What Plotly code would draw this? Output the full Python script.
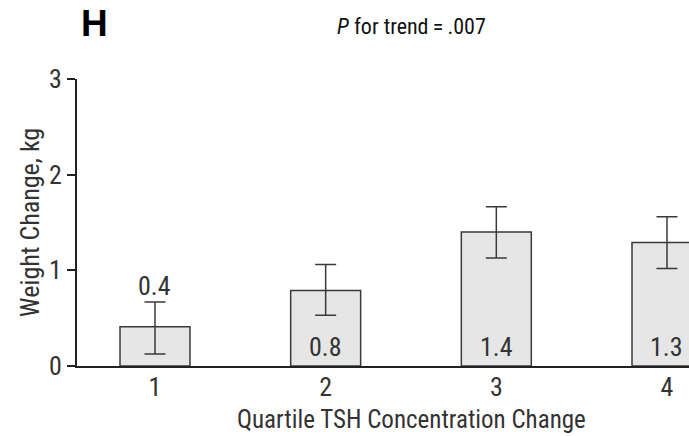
import plotly.graph_objects as go

categories = [1, 2, 3, 4]
weight_change = [0.41, 0.79, 1.40, 1.29]
ci_upper = [0.67, 1.06, 1.665, 1.56]
ci_lower = [0.125, 0.53, 1.13, 1.02]
bar_labels = ["0.4", "0.8", "1.4", "1.3"]
label_outside = [True, False, False, False]
y_ticks = [0, 1, 2, 3]

FONT = "Roboto Condensed, Liberation Sans, sans-serif"
TXT = "#333333"
FS = 26

err_plus = [u - v for u, v in zip(ci_upper, weight_change)]
err_minus = [v - l for v, l in zip(weight_change, ci_lower)]

fig = go.Figure()
fig.add_trace(go.Bar(
    x=categories, y=weight_change, width=0.41,
    marker=dict(color="#e6e6e6", line=dict(color="#3a3a3a", width=1.5)),
    error_y=dict(type="data", symmetric=False, array=err_plus, arrayminus=err_minus,
                 color="#3a3a3a", thickness=1.5, width=10.5),
    hoverinfo="skip",
))

for c, v, u, lab, out in zip(categories, weight_change, ci_upper, bar_labels, label_outside):
    if out:
        fig.add_annotation(x=c, y=u, text=lab, showarrow=False, yanchor="bottom", yshift=-1,
                           font=dict(family=FONT, size=FS, color=TXT))
    else:
        fig.add_annotation(x=c, y=0, text=lab, showarrow=False, yanchor="bottom", yshift=2,
                           font=dict(family=FONT, size=FS, color=TXT))

fig.add_annotation(xref="paper", yref="paper", x=0.003, y=1.0, yshift=78, text="<b>H</b>",
                   showarrow=False, xanchor="left", yanchor="top",
                   font=dict(family="Liberation Sans, Arial, sans-serif", size=37, color="#000000"))
fig.add_annotation(xref="paper", yref="paper", x=0.546, y=1.0, yshift=67,
                   text="<i>P</i> for trend\u2009=\u2009.007",
                   showarrow=False, xanchor="center", yanchor="top",
                   font=dict(family=FONT, size=22, color="#111111"))
fig.add_annotation(xref="paper", yref="paper", x=0.546, y=0.0, yshift=-37,
                   text="Quartile TSH Concentration Change",
                   showarrow=False, xanchor="center", yanchor="top",
                   font=dict(family=FONT, size=25, color=TXT))

fig.update_layout(
    width=689, height=436,
    margin=dict(l=77, r=0, t=79, b=70),
    plot_bgcolor="white", paper_bgcolor="white",
    showlegend=False,
    xaxis=dict(range=[0.543, 4.129], tickvals=categories, ticktext=[str(c) for c in categories],
               showline=True, linecolor="#222222", linewidth=2, ticks="", showgrid=False, zeroline=False,
               ticklabelstandoff=-3,
               tickfont=dict(family=FONT, size=FS, color=TXT)),
    yaxis=dict(range=[0, 3], tickvals=y_ticks, showline=True, linecolor="#222222", linewidth=2,
               ticks="outside", ticklen=8, tickwidth=2, tickcolor="#222222",
               showgrid=False, zeroline=False,
               tickfont=dict(family=FONT, size=FS, color=TXT),
               title=dict(text="Weight Change, kg", font=dict(family=FONT, size=FS, color=TXT), standoff=2)),
)

fig.write_html("out.html")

===============

- **Problem requirements**
Reproduce the data above in full, exactly as it is, with the pictures left out.

- **The completed task**
What Plotly code would draw this? Output the full Python script.
import plotly.graph_objects as go

categories = [1, 2, 3, 4]
weight_change = [0.41, 0.79, 1.40, 1.29]
ci_upper = [0.67, 1.06, 1.665, 1.56]
ci_lower = [0.125, 0.53, 1.13, 1.02]
bar_labels = ["0.4", "0.8", "1.4", "1.3"]
label_outside = [True, False, False, False]
y_ticks = [0, 1, 2, 3]

FONT = "Roboto Condensed, Liberation Sans, sans-serif"
TXT = "#333333"
FS = 26

err_plus = [u - v for u, v in zip(ci_upper, weight_change)]
err_minus = [v - l for v, l in zip(weight_change, ci_lower)]

fig = go.Figure()
fig.add_trace(go.Bar(
    x=categories, y=weight_change, width=0.41,
    marker=dict(color="#e6e6e6", line=dict(color="#3a3a3a", width=1.5)),
    error_y=dict(type="data", symmetric=False, array=err_plus, arrayminus=err_minus,
                 color="#3a3a3a", thickness=1.5, width=10.5),
    hoverinfo="skip",
))

for c, v, u, lab, out in zip(categories, weight_change, ci_upper, bar_labels, label_outside):
    if out:
        fig.add_annotation(x=c, y=u, text=lab, showarrow=False, yanchor="bottom", yshift=-1,
                           font=dict(family=FONT, size=FS, color=TXT))
    else:
        fig.add_annotation(x=c, y=0, text=lab, showarrow=False, yanchor="bottom", yshift=2,
                           font=dict(family=FONT, size=FS, color=TXT))

fig.add_annotation(xref="paper", yref="paper", x=0.003, y=1.0, yshift=78, text="<b>H</b>",
                   showarrow=False, xanchor="left", yanchor="top",
                   font=dict(family="Liberation Sans, Arial, sans-serif", size=37, color="#000000"))
fig.add_annotation(xref="paper", yref="paper", x=0.546, y=1.0, yshift=67,
                   text="<i>P</i> for trend\u2009=\u2009.007",
                   showarrow=False, xanchor="center", yanchor="top",
                   font=dict(family=FONT, size=22, color="#111111"))
fig.add_annotation(xref="paper", yref="paper", x=0.546, y=0.0, yshift=-37,
                   text="Quartile TSH Concentration Change",
                   showarrow=False, xanchor="center", yanchor="top",
                   font=dict(family=FONT, size=25, color=TXT))

fig.update_layout(
    width=689, height=436,
    margin=dict(l=77, r=0, t=79, b=70),
    plot_bgcolor="white", paper_bgcolor="white",
    showlegend=False,
    xaxis=dict(range=[0.543, 4.129], tickvals=categories, ticktext=[str(c) for c in categories],
               showline=True, linecolor="#222222", linewidth=2, ticks="", showgrid=False, zeroline=False,
               ticklabelstandoff=-3,
               tickfont=dict(family=FONT, size=FS, color=TXT)),
    yaxis=dict(range=[0, 3], tickvals=y_ticks, showline=True, linecolor="#222222", linewidth=2,
               ticks="outside", ticklen=8, tickwidth=2, tickcolor="#222222",
               showgrid=False, zeroline=False,
               tickfont=dict(family=FONT, size=FS, color=TXT),
               title=dict(text="Weight Change, kg", font=dict(family=FONT, size=FS, color=TXT), standoff=2)),
)

fig.write_html("out.html")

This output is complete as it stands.